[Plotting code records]
— Begin —

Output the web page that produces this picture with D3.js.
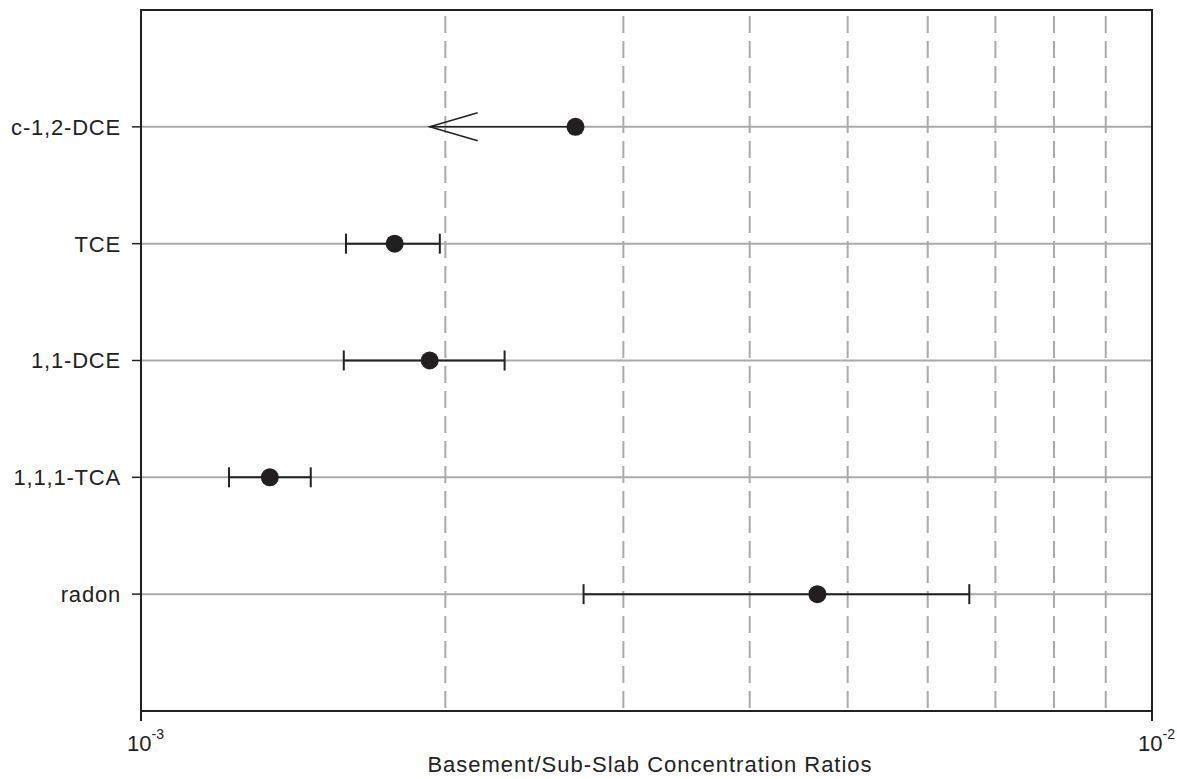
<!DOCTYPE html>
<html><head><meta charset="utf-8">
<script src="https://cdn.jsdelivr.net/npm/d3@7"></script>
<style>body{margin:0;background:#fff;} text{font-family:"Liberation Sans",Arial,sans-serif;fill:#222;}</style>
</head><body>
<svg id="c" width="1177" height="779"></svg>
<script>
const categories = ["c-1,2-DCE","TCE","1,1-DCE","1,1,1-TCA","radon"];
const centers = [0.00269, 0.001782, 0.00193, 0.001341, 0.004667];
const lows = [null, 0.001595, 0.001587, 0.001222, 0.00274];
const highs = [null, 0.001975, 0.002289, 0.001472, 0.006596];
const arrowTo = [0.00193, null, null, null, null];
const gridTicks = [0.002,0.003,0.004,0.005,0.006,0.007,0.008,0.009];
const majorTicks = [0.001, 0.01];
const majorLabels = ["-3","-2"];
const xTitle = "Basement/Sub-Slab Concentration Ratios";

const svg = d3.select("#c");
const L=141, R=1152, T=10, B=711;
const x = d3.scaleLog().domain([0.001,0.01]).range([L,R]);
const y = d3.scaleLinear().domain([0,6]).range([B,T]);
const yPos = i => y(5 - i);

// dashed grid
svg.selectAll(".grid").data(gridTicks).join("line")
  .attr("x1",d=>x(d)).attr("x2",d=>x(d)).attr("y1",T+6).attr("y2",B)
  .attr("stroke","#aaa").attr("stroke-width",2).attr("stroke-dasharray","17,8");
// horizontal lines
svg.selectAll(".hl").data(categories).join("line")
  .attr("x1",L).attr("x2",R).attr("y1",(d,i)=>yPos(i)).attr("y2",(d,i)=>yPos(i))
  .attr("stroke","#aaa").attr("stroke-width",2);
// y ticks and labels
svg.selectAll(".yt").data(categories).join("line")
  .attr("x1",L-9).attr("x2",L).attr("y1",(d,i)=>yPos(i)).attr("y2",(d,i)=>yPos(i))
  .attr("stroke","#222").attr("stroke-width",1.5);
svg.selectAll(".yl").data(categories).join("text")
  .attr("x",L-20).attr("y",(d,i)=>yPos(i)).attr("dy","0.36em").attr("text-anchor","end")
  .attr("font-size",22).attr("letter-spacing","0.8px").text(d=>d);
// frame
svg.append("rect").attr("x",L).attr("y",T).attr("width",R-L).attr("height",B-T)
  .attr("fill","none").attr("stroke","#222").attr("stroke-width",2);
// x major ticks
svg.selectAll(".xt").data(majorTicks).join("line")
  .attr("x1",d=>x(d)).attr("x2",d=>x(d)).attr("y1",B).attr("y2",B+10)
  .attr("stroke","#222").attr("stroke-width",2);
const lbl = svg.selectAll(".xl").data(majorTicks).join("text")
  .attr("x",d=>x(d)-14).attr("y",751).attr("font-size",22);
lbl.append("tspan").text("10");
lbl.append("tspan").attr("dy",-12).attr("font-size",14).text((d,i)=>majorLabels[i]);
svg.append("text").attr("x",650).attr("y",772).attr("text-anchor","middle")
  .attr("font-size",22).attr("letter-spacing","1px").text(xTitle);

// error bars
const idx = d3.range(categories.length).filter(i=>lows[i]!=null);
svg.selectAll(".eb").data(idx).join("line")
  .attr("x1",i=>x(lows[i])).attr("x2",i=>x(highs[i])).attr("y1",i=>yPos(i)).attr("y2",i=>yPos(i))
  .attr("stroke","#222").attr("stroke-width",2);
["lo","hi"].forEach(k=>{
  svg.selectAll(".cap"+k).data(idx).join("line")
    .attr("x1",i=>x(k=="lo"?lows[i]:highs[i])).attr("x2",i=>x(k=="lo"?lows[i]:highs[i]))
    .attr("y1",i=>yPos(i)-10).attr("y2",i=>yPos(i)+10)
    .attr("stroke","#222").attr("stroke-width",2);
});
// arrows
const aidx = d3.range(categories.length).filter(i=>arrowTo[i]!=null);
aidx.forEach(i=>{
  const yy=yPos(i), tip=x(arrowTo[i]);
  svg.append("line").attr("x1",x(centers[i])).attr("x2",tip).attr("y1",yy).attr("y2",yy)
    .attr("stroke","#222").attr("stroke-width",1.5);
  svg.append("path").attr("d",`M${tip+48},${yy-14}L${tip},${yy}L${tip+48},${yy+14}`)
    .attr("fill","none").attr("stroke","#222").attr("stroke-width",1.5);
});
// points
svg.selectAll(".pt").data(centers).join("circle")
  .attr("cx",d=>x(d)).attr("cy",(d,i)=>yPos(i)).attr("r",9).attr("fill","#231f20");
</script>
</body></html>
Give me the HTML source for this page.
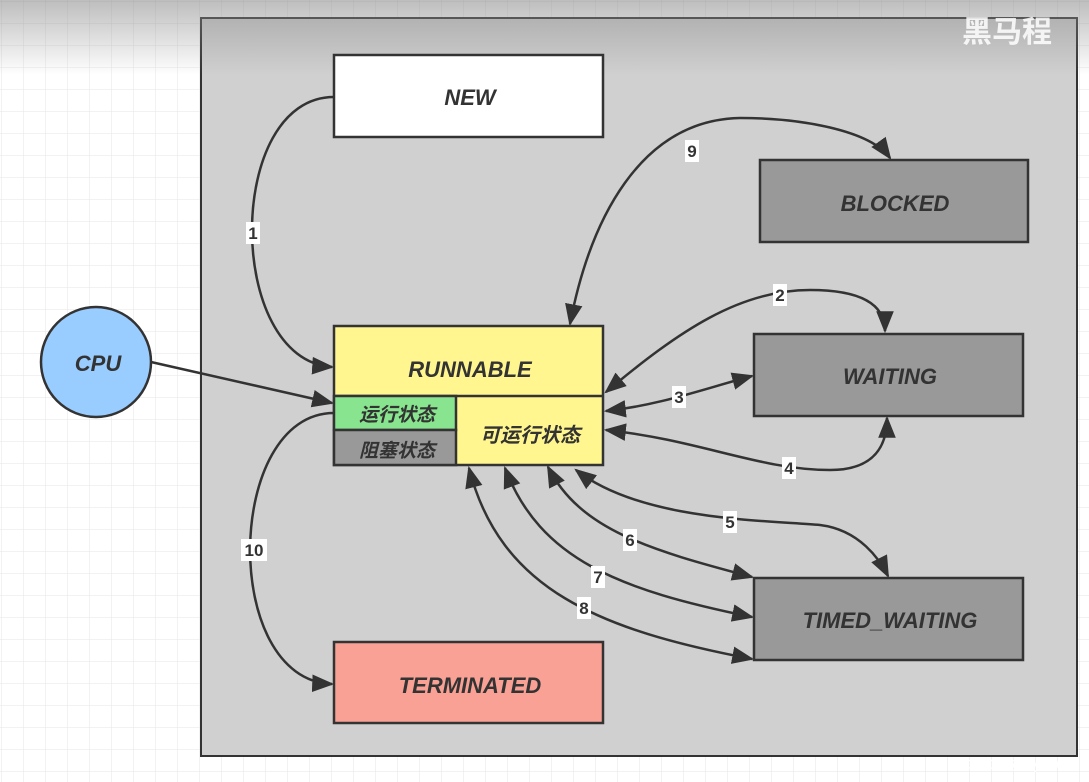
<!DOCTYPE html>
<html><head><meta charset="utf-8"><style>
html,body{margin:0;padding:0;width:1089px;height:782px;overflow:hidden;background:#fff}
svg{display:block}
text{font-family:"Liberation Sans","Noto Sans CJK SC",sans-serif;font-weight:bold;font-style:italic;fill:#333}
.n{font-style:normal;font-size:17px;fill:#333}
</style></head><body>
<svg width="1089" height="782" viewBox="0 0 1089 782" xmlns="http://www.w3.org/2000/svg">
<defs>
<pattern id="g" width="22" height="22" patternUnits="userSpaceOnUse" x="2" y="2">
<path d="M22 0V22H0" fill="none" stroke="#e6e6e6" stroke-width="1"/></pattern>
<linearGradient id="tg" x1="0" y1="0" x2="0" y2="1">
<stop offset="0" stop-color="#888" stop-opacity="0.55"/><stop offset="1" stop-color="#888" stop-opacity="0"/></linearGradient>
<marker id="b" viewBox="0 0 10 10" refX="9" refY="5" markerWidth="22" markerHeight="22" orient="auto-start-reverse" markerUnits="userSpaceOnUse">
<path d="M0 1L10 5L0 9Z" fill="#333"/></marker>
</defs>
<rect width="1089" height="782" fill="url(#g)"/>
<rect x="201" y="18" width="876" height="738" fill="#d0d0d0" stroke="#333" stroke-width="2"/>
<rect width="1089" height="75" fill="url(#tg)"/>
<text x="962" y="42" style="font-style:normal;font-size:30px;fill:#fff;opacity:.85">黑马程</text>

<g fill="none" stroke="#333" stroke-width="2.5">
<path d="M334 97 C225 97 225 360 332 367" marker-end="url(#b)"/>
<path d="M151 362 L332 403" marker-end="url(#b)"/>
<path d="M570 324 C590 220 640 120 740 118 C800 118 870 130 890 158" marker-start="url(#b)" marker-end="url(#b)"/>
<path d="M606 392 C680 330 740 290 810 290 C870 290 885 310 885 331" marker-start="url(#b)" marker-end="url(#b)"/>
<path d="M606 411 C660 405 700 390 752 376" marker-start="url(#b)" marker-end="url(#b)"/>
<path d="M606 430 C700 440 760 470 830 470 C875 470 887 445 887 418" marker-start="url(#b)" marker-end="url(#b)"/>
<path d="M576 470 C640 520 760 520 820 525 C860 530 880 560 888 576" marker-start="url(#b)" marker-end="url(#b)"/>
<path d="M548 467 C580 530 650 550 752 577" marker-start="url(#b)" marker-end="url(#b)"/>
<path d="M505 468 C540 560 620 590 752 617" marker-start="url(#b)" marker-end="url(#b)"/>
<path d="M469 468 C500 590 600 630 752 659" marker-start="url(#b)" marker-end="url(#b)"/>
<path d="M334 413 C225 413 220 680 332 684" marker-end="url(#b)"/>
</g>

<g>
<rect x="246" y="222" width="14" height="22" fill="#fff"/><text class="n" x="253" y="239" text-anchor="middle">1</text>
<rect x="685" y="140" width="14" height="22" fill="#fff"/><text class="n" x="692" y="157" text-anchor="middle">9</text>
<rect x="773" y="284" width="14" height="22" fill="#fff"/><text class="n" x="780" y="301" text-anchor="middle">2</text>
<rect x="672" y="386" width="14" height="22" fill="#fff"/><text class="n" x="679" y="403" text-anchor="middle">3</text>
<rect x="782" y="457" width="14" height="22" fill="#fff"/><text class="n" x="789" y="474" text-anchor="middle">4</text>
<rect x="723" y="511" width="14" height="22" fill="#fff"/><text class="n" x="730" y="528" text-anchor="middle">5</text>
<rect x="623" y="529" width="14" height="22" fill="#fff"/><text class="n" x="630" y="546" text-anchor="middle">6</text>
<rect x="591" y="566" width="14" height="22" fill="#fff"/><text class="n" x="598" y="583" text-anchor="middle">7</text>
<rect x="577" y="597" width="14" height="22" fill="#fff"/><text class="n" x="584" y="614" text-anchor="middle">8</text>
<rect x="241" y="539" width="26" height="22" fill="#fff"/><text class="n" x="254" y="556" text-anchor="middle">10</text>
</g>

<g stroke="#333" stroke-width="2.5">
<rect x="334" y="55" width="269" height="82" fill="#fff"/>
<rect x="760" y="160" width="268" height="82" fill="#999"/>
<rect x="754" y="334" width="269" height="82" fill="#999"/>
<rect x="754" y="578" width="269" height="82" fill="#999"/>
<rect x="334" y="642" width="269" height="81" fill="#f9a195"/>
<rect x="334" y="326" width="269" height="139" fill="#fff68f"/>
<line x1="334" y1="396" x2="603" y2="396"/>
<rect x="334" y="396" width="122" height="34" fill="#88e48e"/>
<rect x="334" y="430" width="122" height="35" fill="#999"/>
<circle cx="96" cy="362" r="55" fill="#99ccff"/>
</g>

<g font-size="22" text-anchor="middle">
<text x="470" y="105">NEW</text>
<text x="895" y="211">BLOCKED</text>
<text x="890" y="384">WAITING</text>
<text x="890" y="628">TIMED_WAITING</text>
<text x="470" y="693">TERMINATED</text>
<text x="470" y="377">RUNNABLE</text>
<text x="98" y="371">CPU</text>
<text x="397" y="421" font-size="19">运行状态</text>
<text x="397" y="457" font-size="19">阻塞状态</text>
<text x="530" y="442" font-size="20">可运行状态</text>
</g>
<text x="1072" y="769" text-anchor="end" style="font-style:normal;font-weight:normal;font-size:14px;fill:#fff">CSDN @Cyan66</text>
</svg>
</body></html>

— End —

→ What this task involves
Repeat the lines from where the entries begin to the line with "const yPos = i => y(5 - i);", both included. Any picture is left out.

→ Output for this task
Output the web page that produces this picture with D3.js.
<!DOCTYPE html>
<html><head><meta charset="utf-8">
<script src="https://cdn.jsdelivr.net/npm/d3@7"></script>
<style>body{margin:0;background:#fff;} text{font-family:"Liberation Sans",Arial,sans-serif;fill:#222;}</style>
</head><body>
<svg id="c" width="1177" height="779"></svg>
<script>
const categories = ["c-1,2-DCE","TCE","1,1-DCE","1,1,1-TCA","radon"];
const centers = [0.00269, 0.001782, 0.00193, 0.001341, 0.004667];
const lows = [null, 0.001595, 0.001587, 0.001222, 0.00274];
const highs = [null, 0.001975, 0.002289, 0.001472, 0.006596];
const arrowTo = [0.00193, null, null, null, null];
const gridTicks = [0.002,0.003,0.004,0.005,0.006,0.007,0.008,0.009];
const majorTicks = [0.001, 0.01];
const majorLabels = ["-3","-2"];
const xTitle = "Basement/Sub-Slab Concentration Ratios";

const svg = d3.select("#c");
const L=141, R=1152, T=10, B=711;
const x = d3.scaleLog().domain([0.001,0.01]).range([L,R]);
const y = d3.scaleLinear().domain([0,6]).range([B,T]);
const yPos = i => y(5 - i);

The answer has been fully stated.